On Saturday night, January 24th, 2026, the Los Angeles Lakers came to town with their new franchise star, Luka Dončić, for his second trip back to Dallas since the trade that shattered everything.
In just
a few days, we’ll mark the one-year anniversary of that midnight surrender — the moment Dončić was sent away for Anthony Davis, Max Christie, a future pick, and the kind of package you might offer for a slightly bruised star, not a generational one. I was at my desk that night. I remember staring blankly at the screen as I typed a column called “The Worst Moment in DFW Sports History Is Here.” I meant every word.
And a year later, nothing — not the ping-pong miracle that delivered Cooper Flagg, not the long-overdue firing of Nico Harrison, not even the surreal image of Dončić returning to the AAC as a Laker while gifting 22 fans a luxury suite experience — comes close to eclipsing the emotional and strategic catastrophe of that trade.
Because the truth is simple and brutal: You never close a championship window voluntarily.
In the coming days, as the trade deadline nears, much of the Mavs discourse will focus on what veterans Dallas might ship off. Klay Thompson. Daniel Gafford. Maybe even P.J. Washington. It’s a familiar cycle by now: tear down, reshuffle, pray for the ping-pong balls to be kind again. But I’d ask Mavericks fans to pause — to feel — before submitting fully to this future-tense loop.
Because the real tragedy of this past year wasn’t just the trade itself. It was how easily so many moved on. How quickly the refrain became “we weren’t going to win anyway,” or “he was leaving eventually,” or worse, “he’s not our guy anymore.”

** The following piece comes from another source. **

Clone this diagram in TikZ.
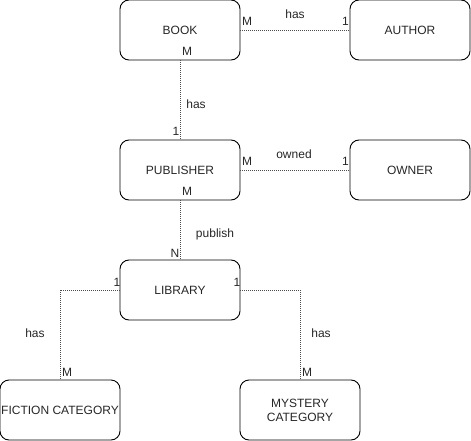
\documentclass[tikz,border=0pt]{standalone}
\usepackage{fontspec}
\setmainfont{Liberation Sans}
\usepackage{tikz}
\usetikzlibrary{arrows}
\tikzset{
	entity/.style={draw, black, line width=0.9pt, rounded corners=9pt, minimum width=120pt, minimum height=60pt, inner sep=0pt, align=center, text=black!85, font=\fontsize{12}{14}\selectfont},
	rel/.style={draw, black!70, line width=0.8pt, dash pattern=on 1pt off 1pt},
	lbl/.style={inner sep=0pt, text=black!85, font=\fontsize{12}{14}\selectfont}
}

\begin{document}
\begin{tikzpicture}[x=1pt, y=-1pt]
		\useasboundingbox (0,0) rectangle (471,441);
		
		\node [entity] (book) at (180,30) {BOOK};
		\node [entity] (author) at (410,30) {AUTHOR};
		\node [entity] (publisher) at (180,170) {PUBLISHER};
		\node [entity] (owner) at (410,170) {OWNER};
		\node [entity] (library) at (180,290) {LIBRARY};
		\node [entity] (fiction) at (60,410) {FICTION CATEGORY};
		\node [entity] (mystery) at (300,410) {MYSTERY\\CATEGORY};
		
		\draw [rel] (book.east) -- (author.west);
		\node [lbl] (hasA) at (295,14) {has};
		\node [lbl, anchor=west] (mBookA) at (242,21) {M};
		\node [lbl, anchor=east] (oneAuthor) at (349,21) {1};
		
		\draw [rel] (book.south) -- (publisher.north);
		\node [lbl] (mBookP) at (187,51) {M};
		\node [lbl] (hasP) at (196,104) {has};
		\node [lbl] (onePub) at (176,131) {1};
		
		\draw [rel] (publisher.east) -- (owner.west);
		\node [lbl] (owned) at (294,154) {owned};
		\node [lbl, anchor=west] (mPubO) at (242,161) {M};
		\node [lbl, anchor=east] (oneOwner) at (349,161) {1};
		
		\draw [rel] (publisher.south) -- (library.north);
		\node [lbl] (mPubL) at (187,191) {M};
		\node [lbl] (publish) at (215,234) {publish};
		\node [lbl] (nLib) at (175,253) {N};
		
		\draw [rel] (library.west) -| (fiction.north);
		\node [lbl] (oneLibF) at (117,282) {1};
		\node [lbl] (hasF) at (35,333) {has};
		\node [lbl] (mFiction) at (67,372) {M};
		
		\draw [rel] (library.east) -| (mystery.north);
		\node [lbl] (oneLibM) at (237,282) {1};
		\node [lbl] (hasM) at (321,333) {has};
		\node [lbl] (mMystery) at (307,372) {M};
\end{tikzpicture}
\end{document}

Luka didn’t just put this team back in the national spotlight. He took a roster stapled together by trade deadline grit and dragged it to the NBA Finals. Three wins away from a parade. And the response from the front office? Not joy. Not commitment. But cold calculus and revisionist logic.
Nico Harrison, shortly after pulling the trigger, told reporters:
“The easiest thing for me is to do nothing. Everyone would praise me for doing nothing. We really believed in it. Time will tell if I’m right.”
Patrick Dumont, echoed that detachment just weeks later:
“We got to the championship games and we didn’t win… so we had to decide: how do we get better?”
As if getting to the championship games…ahem, NBA Finals isn’t what every team in the league is begging the basketball gods for. As if three wins short of the mountaintop is cause to abandon the hike altogether.
Here’s the part that gnaws at me. Most teams never get a Luka. Most teams never get a Dirk. They get glimpses. Moments. And if they’re lucky, a window. The Mavericks had one. Open. Real. Proven. And they chose to board it shut.
I’m not saying another Finals run was guaranteed. Of course it wasn’t. Sports don’t offer that. Life doesn’t offer that. But the point isn’t the parade. It’s the pilgrimage. It’s the chance. You stay in the window until time or nature or the laws of basketball physics close it on you. But you don’t quit on it after one failed attempt. You don’t trade the star who took you there for a player on the back end of his prime and a few half-measures. You don’t make a move Babe Ruth-level in consequence and rationalize it with a shrug.
And if you do?
You don’t get to act surprised when the crowd doesn’t clap.
Saturday night wasn’t just a basketball game. It was a requiem. Luka put up 33 and 11 with a +18 in 39 minutes — in that building, against this team. But the stat sheet wasn’t what made the night surreal. It was the suite full of Mavs fans — invited by Luka himself — who came to thank the player this franchise gave up on. Some of them had defended him through the ugliest moments of last year. And he remembered.
But the reaction online, from the “just move on” crowd, was predictable. Scoffs. Side-eyes. “He’s not your guy anymore.”
Except maybe he is.
Because for some of us, caring about a team means not forgetting. It means mourning what could’ve been. It means feeling both pride and heartbreak when the player you raised becomes something historic — just no longer in your jersey. Being a fan isn’t just about who suits up today. It’s also about honoring the ghost of what was supposed to happen. Dirk did not win it all until he did. We cannot say for certain what would have happened had Doncic been allowed to play out his era, but many of us would rather have continued on those train tracks—wherever they may have led.
Cooper Flagg is the future now. And he deserves our full attention, our full hope. But hope doesn’t require amnesia.
The Dallas Mavericks will rebuild. They’ll market. They’ll sell tickets. They’ll hire a GM outside of the sneaker industry. But they will never undo the moment they chose to walk away from a title window rather than walk through it.
And until the next banner is raised — if it ever is — we will remember. We should remember.
Because sometimes the greatest loyalty is found in the refusal to forget.